The historic presence of women at this year's Olympic Games is adding to the enthusiasm of organizers and officials, athletes and - hopefully - fans. (Source: MGN)
LONDON (RNN) – If the presence of the female athletes in this year's Olympic Games has escaped your notice – look again.
The gender makeup of the field of athletes in London was a story long before these games began, and the yearlong celebration of the 40th anniversary of Title IX just kept on rolling with Friday night's Opening Ceremony.
For the first time in Olympic history, every nation had a female competitor.
That includes three countries that sent women athletes to the Olympics for the first time, including Saudi Arabia - a hotbed of women's rights - as well as Brunei and Qatar.
In one of the ultimate shows of womanhood, Malaysia's Nur Suryani Mohammed Taibi competed in the 10-meter air rifle competition while she was eight months pregnant. While her 34th-place finish might not seem at all respectable, it's superb when you have a baby kicking around in your belly.
This is also the first Olympics that female athletes for the U.S. have outnumbered male athletes.
The 530-member team consists of 269 women, eight more than the men, according to the U.S. Olympic Committee.
Team members voted for a woman to carry the flag for Opening Ceremonies – two-time gold medalist Mariel Zagunis.
"I'd like to congratulate Mariel on this tremendous honor," said U.S. Olympic Committee CEO Scott Blackmun. "It's especially fitting in the year of the 40th anniversary of Title IX, when Team USA for the first time in history has more women than men, that Mariel receive the extraordinary honor that is carrying our nation's flag into this celebration of humanity."
Women will also compete in boxing for the first time in Olympic history, and there are three Americans with strong track records in the sport.
The first U.S. Olympian to medal in an individual competition in five consecutive Games might be a woman - 33-year-old shooter Kim Rhode.
Not-so-wide world of sports
International Olympic Committee President Jacques Rogge highly praised the efforts of all the countries during his comments near the conclusion of Friday night's ceremony, calling it "a major boost for gender equality."

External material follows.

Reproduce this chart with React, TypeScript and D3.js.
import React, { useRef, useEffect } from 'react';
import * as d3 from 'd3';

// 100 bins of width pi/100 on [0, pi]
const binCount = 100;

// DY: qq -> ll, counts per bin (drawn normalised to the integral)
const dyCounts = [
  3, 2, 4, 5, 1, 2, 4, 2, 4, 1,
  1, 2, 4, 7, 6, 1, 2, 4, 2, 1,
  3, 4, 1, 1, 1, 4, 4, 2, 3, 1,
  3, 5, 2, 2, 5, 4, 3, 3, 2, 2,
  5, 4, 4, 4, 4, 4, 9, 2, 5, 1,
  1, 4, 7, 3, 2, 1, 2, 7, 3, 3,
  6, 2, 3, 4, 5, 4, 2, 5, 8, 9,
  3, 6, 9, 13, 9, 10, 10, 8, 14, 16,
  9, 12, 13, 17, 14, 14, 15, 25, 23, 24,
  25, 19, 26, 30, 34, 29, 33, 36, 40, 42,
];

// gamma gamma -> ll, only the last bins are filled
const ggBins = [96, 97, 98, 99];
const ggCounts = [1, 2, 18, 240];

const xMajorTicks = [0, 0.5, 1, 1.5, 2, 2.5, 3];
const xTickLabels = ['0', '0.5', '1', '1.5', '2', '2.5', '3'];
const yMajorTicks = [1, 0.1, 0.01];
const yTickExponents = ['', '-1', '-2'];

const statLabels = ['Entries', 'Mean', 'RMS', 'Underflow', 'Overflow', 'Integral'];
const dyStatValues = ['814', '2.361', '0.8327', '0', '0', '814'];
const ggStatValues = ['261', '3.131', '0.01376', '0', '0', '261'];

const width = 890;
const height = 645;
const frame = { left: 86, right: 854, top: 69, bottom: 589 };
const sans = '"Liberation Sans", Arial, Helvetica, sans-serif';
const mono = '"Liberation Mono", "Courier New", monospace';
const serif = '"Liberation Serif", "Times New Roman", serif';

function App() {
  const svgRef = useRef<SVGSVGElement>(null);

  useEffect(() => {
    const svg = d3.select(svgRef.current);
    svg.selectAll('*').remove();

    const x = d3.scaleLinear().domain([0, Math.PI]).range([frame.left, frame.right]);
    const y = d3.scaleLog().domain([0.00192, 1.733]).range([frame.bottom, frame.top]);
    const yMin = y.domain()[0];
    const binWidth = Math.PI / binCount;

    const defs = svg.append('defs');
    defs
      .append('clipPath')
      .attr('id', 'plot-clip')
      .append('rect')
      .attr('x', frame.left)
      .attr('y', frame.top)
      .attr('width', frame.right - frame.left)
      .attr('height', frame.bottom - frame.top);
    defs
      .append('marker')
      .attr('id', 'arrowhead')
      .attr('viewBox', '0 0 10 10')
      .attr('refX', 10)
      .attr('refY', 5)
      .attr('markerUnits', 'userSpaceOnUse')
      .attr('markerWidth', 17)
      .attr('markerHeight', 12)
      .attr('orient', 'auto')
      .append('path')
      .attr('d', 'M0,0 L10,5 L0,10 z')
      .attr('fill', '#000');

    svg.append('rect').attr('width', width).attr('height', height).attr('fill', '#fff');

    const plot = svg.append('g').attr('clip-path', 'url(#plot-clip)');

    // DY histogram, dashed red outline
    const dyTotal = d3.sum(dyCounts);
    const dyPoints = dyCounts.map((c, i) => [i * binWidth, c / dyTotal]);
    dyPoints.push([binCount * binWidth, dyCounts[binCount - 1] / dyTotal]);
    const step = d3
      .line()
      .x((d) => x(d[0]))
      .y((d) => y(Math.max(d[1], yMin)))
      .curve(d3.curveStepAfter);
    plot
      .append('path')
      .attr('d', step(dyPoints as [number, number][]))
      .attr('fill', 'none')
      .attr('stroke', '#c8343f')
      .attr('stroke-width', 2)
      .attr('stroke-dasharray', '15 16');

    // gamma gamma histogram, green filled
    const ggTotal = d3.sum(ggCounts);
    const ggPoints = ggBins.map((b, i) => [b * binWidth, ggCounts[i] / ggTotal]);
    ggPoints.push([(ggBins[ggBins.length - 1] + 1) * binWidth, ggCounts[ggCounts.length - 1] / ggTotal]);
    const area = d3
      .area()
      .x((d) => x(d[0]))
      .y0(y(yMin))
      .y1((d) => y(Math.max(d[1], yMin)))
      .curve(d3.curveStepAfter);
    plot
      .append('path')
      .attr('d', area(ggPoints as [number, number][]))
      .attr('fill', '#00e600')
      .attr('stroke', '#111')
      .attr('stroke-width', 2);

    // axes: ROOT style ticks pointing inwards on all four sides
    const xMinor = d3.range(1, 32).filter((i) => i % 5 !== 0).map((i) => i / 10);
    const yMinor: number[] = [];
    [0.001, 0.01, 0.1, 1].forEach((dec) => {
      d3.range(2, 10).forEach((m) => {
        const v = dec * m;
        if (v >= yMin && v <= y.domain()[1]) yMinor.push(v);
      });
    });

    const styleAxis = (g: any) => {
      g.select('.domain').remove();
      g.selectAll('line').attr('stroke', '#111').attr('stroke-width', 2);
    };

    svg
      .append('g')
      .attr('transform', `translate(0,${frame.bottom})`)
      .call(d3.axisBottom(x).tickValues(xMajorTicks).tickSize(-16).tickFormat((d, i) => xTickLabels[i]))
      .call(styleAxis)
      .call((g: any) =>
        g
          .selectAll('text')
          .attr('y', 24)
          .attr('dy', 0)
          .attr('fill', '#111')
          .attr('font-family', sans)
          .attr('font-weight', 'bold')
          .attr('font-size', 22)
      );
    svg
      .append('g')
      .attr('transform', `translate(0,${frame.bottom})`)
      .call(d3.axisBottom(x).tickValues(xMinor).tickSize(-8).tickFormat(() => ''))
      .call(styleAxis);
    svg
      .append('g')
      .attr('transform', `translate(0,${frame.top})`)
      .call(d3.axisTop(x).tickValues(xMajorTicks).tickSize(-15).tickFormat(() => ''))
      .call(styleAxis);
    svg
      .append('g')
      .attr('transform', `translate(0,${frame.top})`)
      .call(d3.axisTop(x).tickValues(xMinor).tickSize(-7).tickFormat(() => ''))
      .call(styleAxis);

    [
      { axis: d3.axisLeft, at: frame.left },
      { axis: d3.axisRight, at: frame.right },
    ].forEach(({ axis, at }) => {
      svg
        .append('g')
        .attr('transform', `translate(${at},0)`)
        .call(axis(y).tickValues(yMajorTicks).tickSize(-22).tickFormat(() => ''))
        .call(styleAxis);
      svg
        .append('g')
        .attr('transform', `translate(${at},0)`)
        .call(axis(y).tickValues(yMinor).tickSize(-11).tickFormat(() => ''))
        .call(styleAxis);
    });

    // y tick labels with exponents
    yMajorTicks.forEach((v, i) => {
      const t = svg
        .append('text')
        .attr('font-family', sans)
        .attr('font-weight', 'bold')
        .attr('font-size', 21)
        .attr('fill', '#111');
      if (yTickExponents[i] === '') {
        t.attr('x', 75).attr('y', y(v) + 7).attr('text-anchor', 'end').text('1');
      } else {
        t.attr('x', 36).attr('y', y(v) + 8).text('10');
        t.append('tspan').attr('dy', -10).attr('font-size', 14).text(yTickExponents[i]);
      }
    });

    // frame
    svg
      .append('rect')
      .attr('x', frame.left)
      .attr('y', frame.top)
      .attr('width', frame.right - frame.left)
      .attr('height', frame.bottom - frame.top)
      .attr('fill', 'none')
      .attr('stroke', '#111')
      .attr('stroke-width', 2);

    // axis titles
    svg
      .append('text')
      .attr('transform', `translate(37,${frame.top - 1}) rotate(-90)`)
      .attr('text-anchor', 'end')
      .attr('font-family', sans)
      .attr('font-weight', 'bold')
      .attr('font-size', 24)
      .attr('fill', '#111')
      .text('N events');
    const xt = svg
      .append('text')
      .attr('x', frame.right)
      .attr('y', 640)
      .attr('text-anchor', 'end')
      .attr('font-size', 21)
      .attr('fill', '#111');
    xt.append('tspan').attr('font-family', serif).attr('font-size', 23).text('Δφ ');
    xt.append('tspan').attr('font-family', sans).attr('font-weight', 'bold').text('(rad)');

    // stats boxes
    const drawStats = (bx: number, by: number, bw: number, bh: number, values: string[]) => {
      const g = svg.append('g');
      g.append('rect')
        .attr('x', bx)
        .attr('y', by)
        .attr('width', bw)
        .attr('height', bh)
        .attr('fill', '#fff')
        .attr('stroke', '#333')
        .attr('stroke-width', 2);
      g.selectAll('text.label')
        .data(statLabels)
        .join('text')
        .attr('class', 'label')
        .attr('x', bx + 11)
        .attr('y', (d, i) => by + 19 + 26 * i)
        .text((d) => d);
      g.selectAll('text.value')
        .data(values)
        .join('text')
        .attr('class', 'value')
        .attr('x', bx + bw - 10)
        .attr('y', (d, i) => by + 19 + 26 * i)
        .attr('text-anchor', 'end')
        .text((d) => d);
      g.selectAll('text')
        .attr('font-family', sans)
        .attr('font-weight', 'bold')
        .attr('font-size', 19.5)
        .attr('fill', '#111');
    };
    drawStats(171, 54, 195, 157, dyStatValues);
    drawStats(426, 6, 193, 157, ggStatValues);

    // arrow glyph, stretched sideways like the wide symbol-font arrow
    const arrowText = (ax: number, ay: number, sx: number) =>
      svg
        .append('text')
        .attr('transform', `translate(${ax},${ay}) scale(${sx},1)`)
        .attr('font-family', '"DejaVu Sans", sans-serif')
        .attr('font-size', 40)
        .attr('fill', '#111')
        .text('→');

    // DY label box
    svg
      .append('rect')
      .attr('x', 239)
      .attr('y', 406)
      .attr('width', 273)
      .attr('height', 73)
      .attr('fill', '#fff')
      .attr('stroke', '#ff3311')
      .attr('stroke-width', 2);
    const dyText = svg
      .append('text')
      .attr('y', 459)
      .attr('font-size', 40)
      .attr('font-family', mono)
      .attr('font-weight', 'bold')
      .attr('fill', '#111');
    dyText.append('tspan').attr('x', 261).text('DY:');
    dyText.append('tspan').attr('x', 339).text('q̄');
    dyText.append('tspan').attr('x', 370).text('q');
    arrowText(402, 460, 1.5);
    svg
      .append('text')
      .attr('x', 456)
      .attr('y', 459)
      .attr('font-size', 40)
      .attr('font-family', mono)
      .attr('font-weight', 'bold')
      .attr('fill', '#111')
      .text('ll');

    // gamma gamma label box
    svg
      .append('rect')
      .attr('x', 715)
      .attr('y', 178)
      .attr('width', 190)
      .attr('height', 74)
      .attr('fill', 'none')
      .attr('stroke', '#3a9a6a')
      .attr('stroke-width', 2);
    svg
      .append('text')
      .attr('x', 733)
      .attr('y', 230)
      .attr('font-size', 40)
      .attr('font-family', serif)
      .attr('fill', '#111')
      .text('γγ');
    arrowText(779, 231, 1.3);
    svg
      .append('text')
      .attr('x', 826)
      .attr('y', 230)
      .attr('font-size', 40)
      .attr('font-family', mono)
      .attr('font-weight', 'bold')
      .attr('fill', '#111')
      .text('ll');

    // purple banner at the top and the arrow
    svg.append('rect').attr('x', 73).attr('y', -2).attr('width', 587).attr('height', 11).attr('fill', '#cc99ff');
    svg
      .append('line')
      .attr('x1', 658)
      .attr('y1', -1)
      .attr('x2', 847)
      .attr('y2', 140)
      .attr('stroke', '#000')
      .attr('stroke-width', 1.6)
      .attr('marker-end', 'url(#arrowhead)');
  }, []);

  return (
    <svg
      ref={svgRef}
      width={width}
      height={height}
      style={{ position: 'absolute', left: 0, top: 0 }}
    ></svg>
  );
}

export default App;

Qatar wasted no time announcing its female presence during its historic march into Olympic Stadium.
The country's flag bearer was a woman - Bahya Mansour Al Hamad, a 20-year-old shooter who will compete in two rifle events.

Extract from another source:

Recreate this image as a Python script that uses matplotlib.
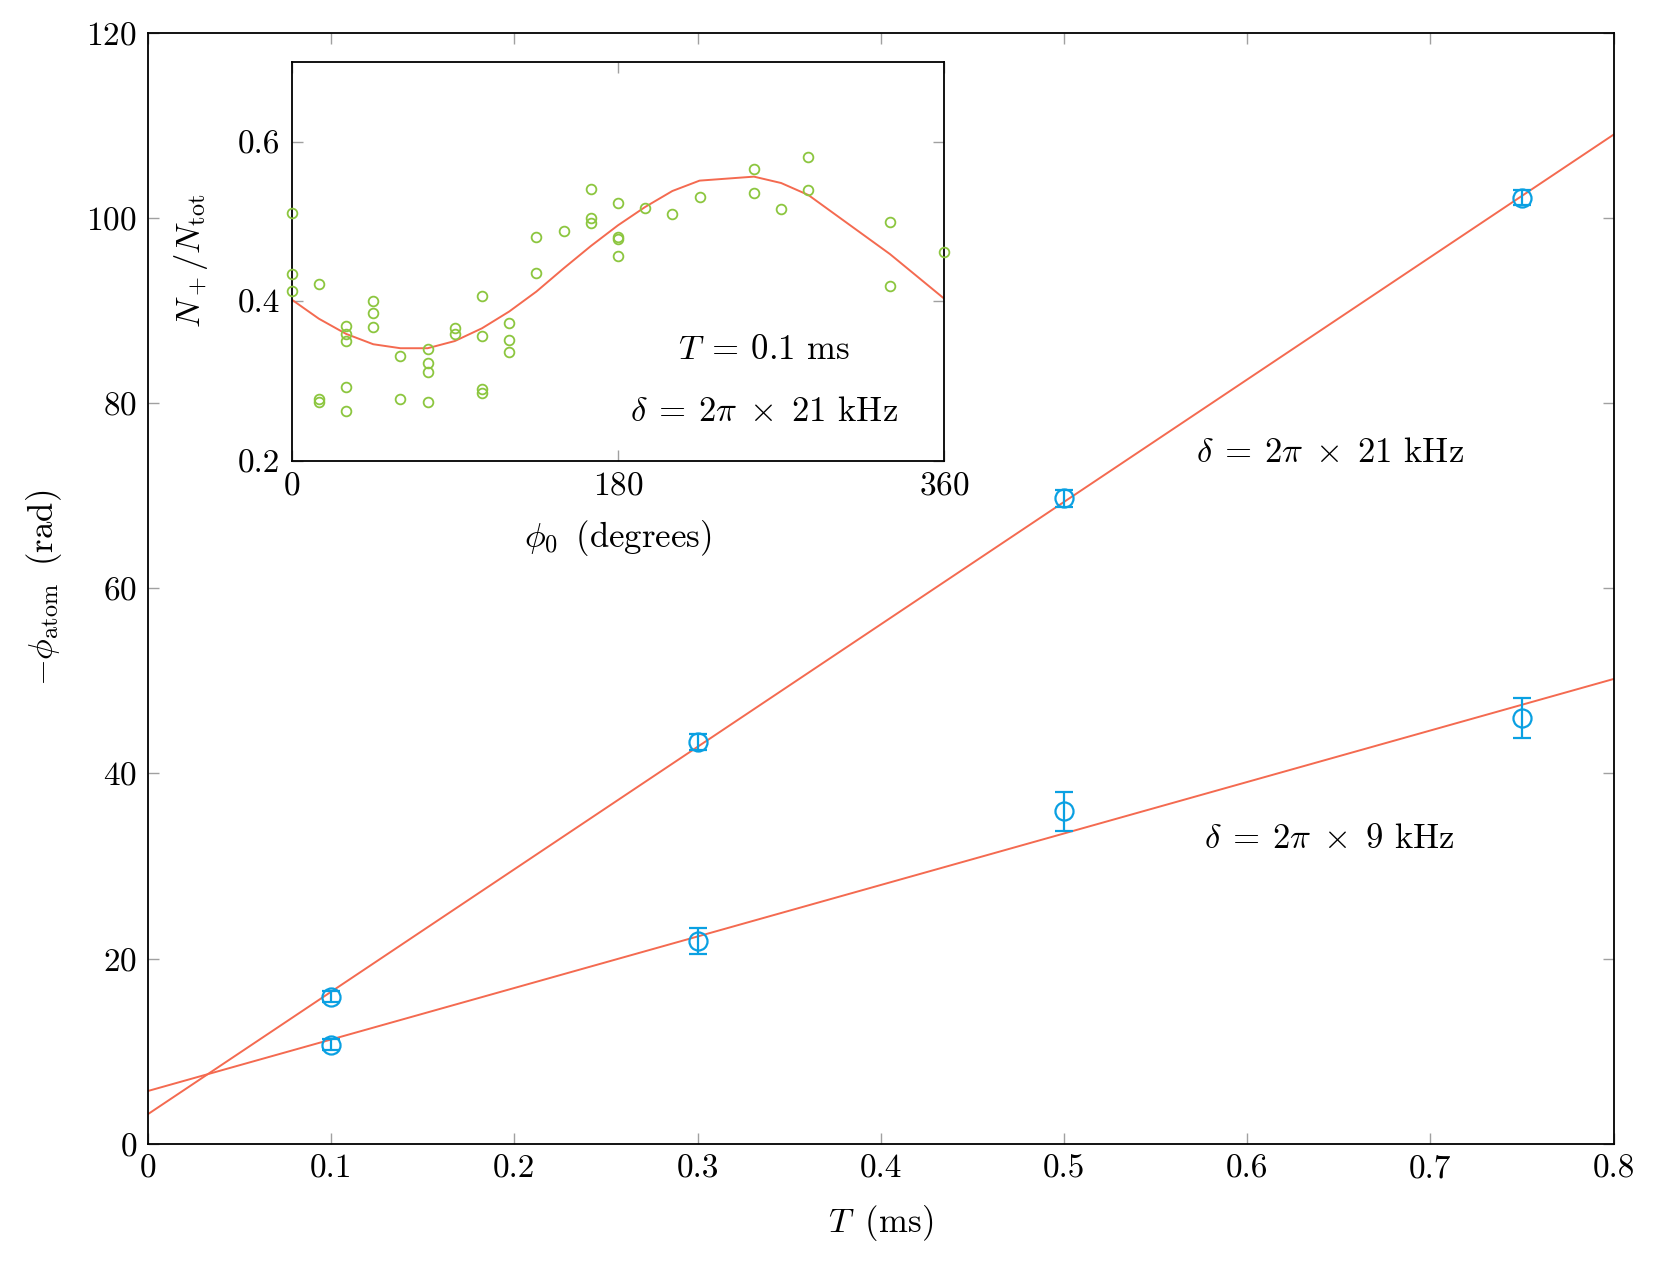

But as many Olympians know, with progress comes hurdles.
Saudi Arabia's female entries into these Games - judoka Wojdan Ali Seraj Abdulrahim Shaherkani and runner Sarah Attar - bore the brunt of nasty criticism from conservative Muslims.
According to Reuters, opponents identifying themselves as Saudis filled a Twitter hashtag called "Olympic_Whores."

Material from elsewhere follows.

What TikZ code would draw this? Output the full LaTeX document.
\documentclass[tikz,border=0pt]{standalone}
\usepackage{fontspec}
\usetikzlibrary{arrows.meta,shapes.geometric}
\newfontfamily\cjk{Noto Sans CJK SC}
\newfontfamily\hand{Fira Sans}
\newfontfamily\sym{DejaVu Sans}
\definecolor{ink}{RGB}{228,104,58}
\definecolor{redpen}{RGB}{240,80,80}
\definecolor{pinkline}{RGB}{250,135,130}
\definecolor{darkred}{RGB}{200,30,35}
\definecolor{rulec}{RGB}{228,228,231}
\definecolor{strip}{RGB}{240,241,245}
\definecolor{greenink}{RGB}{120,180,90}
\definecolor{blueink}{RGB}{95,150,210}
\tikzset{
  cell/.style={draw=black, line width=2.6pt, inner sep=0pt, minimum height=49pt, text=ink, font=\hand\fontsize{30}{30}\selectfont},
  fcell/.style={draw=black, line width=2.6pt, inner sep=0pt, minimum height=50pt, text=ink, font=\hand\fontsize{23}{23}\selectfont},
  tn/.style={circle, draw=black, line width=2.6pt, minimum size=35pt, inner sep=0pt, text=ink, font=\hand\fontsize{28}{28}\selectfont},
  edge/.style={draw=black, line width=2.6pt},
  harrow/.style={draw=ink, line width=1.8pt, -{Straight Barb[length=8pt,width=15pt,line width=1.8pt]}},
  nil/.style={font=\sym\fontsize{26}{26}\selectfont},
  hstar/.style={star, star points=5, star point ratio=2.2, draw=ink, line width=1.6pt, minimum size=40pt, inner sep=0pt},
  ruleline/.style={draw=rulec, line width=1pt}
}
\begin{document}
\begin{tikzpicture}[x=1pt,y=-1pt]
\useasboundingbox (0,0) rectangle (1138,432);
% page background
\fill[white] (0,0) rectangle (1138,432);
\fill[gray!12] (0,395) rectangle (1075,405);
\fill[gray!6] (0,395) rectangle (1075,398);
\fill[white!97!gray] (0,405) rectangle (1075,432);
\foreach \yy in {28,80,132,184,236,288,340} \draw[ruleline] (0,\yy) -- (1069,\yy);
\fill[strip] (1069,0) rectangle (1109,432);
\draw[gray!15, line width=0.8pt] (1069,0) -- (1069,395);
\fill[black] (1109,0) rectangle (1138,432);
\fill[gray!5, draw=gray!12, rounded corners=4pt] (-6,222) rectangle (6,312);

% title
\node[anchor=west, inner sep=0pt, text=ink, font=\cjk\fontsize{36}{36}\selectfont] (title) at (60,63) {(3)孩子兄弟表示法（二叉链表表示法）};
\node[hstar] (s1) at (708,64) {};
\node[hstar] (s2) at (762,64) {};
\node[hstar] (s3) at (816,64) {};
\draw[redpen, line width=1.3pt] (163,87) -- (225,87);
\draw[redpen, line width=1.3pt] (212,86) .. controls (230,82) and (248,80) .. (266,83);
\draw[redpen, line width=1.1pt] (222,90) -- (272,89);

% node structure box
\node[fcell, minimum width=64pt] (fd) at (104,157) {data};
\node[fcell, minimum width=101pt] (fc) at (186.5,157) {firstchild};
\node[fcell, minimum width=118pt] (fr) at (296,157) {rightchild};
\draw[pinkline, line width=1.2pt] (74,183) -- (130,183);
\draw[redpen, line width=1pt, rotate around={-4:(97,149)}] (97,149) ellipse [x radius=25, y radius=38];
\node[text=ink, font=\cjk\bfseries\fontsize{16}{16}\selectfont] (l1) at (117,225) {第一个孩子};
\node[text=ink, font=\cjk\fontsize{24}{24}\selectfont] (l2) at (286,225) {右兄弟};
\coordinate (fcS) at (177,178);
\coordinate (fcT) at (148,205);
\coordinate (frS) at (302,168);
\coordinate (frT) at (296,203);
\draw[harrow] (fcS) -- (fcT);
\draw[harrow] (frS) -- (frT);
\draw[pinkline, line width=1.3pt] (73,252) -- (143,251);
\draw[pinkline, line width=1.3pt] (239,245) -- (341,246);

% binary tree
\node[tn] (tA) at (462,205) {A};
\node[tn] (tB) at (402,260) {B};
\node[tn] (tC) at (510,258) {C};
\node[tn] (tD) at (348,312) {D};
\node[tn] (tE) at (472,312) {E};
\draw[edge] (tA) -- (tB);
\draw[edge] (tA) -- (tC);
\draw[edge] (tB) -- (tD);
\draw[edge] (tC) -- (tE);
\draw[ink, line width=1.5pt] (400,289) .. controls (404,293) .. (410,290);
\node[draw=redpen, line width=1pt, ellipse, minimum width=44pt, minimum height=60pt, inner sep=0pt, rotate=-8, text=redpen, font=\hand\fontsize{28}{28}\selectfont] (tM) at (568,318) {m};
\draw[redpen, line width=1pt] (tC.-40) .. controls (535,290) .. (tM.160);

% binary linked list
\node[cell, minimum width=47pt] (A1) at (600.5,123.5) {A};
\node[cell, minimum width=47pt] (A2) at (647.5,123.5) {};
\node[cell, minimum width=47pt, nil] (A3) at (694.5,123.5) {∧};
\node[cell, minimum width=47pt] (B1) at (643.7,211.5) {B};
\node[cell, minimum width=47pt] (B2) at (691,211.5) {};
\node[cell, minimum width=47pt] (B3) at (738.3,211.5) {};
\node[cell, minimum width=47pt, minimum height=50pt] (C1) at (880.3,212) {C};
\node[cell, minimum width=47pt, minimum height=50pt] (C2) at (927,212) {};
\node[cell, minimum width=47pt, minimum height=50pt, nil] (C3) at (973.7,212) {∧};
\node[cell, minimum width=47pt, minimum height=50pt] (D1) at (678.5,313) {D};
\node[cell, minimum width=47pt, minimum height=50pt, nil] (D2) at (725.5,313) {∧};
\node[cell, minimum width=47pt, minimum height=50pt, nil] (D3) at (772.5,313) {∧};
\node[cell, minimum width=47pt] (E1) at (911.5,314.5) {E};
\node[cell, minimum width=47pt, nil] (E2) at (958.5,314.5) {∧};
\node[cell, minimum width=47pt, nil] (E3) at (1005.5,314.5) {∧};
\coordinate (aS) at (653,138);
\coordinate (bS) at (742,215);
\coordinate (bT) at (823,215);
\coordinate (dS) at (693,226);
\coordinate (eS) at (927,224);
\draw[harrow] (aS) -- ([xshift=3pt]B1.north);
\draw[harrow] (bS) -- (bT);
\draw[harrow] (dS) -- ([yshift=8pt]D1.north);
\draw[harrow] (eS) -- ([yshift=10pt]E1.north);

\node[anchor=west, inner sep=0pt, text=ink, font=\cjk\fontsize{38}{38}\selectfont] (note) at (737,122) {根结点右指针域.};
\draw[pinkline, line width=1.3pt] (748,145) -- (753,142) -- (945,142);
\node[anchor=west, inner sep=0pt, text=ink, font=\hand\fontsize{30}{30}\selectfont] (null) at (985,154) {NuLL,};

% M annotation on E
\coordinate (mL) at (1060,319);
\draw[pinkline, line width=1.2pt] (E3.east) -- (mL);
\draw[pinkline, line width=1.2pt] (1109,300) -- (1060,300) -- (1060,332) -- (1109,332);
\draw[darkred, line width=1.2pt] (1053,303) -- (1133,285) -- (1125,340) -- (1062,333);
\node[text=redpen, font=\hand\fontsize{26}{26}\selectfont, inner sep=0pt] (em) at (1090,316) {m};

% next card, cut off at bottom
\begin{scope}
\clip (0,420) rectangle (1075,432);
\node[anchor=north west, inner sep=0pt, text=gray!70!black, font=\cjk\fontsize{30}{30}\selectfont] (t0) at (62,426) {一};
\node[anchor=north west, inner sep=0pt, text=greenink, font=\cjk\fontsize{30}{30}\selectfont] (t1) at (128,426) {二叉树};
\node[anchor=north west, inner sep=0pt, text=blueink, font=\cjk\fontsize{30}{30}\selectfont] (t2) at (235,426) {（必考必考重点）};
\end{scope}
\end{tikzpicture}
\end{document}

Comments called their participation a "great sin" and alleged that the athletes wanted to compete so they could intentionally fall down and reveal their figures to countless onlookers.
There were also, however, several post in support of the women, including some from women.
"Women walking behind the Saudi delegation is historic," wrote a Saudi woman who identified herself as Safaa. "Next we'll be carrying the flag and walking side by side, equal."
Although Brunei and Qatar confirmed entries of women athletes into the Olympics earlier this year, Saudi Arabia was in negotiations with the IOC until two weeks ago to allow Shaherkani and Attar to compete.
Even now, it is not a guarantee that both of the athletes will perform.
Saudi officials said Shaherkani would have to wear a hijab, an Islamic headscarf, during judo competition next week.
However, International Judo Federation President Marius Vizer said fighting while wearing a hijab would not comply with "the principle and spirit of judo."
Both sides are still working on a resolution to the issue.
"We still have one week. She is still scheduled to compete," IJF spokesman Nicolas Messner told Reuters. "There's no information that she won't compete. We still have time."